Host America Corporation has reached agreements to sell its two foodservice business units to groups headed by the current managers of those units. The sales will generate approximately $3.7 million for the company, which will be used for working capital, to repay corporate debt and pay down other short-term debt collateralized by the assets of the business units to be sold.

Lindley Food Service will be sold to its former owners, from whom Host acquired the business in 2000. The group is headed by Gilbert Rossomando, a member of Host America’s board of directors.
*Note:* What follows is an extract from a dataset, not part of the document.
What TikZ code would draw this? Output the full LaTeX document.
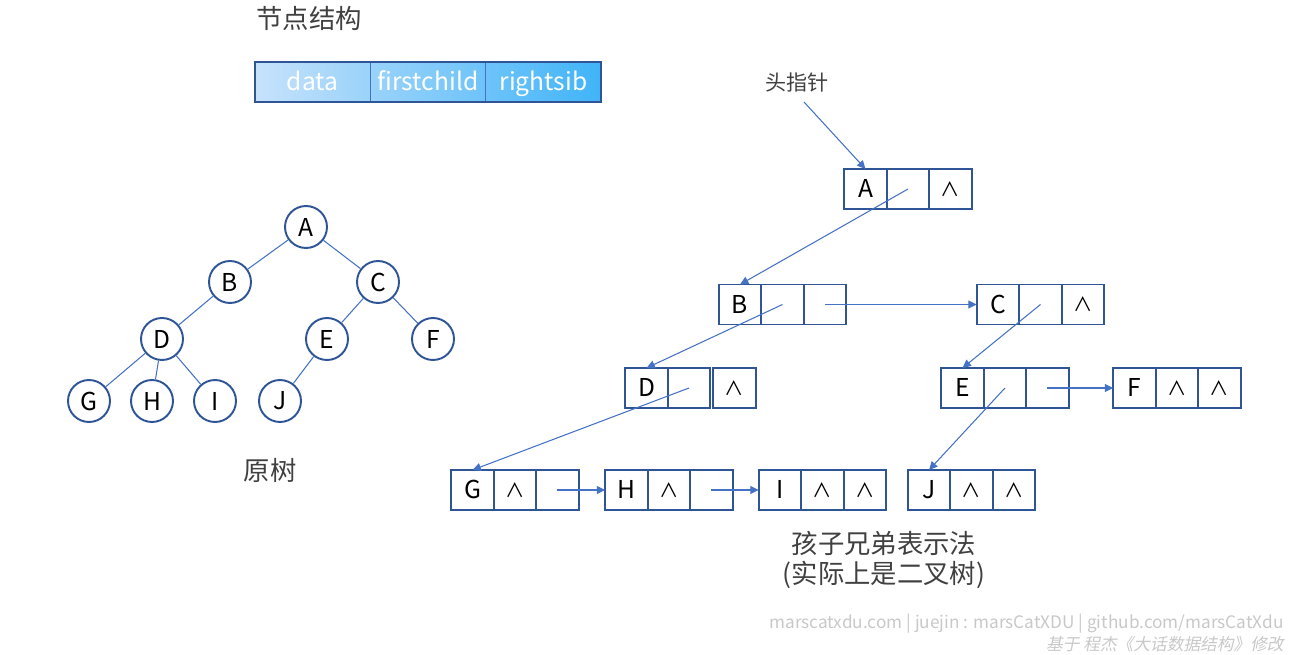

The purchase price is approximately $2.5 million, subject to closing day adjustments.

Host America Corporate Dining will be sold for $1.2 million, subject to closing day adjustments, to a group headed by Timothy Hayes, who has headed the business unit for Host America for the past ten years. The final price will be determined based on inventory and sales values in relation to historic values. Host America will retain the receivables and payables of this unit after the sale.

Both sales are subject to approval by Host America’s shareholders and shareholders will also be asked to approve a new name for the company. Host America will then focus entirely on the energy management business, including electrical contracting and energy conservation products and services. The company recently launched EnerLume-EM a new light controller that reduces energy consumption in fluorescent lighting systems in retail establishments, warehouses, and other large facilities without reducing perceived luminosity.

“The decision to sell our food service units to their current management teams ensures financial stability for those businesses and provides maximum customer satisfaction. Once these sales are complete it will permit the company to concentrate 100 percent of its resources on growing the Energy Management business,” says David Murphy, president and chief executive of Host America Corporation. Murphy noted that combined with a recently completed private sale of approximately $750,000 in stock and warrants to accredited individual investors, the three transactions will raise approximately $4.4 million in new capital for the firm. “As we use this capital to reduce both short- and long-term debt, the company is increasingly being prepared to move ahead aggressively in the Energy Management arena,” he says.

The company retained the services of a nationally known valuation firm to determine that the purchase price was a fair price for the sale of these two units.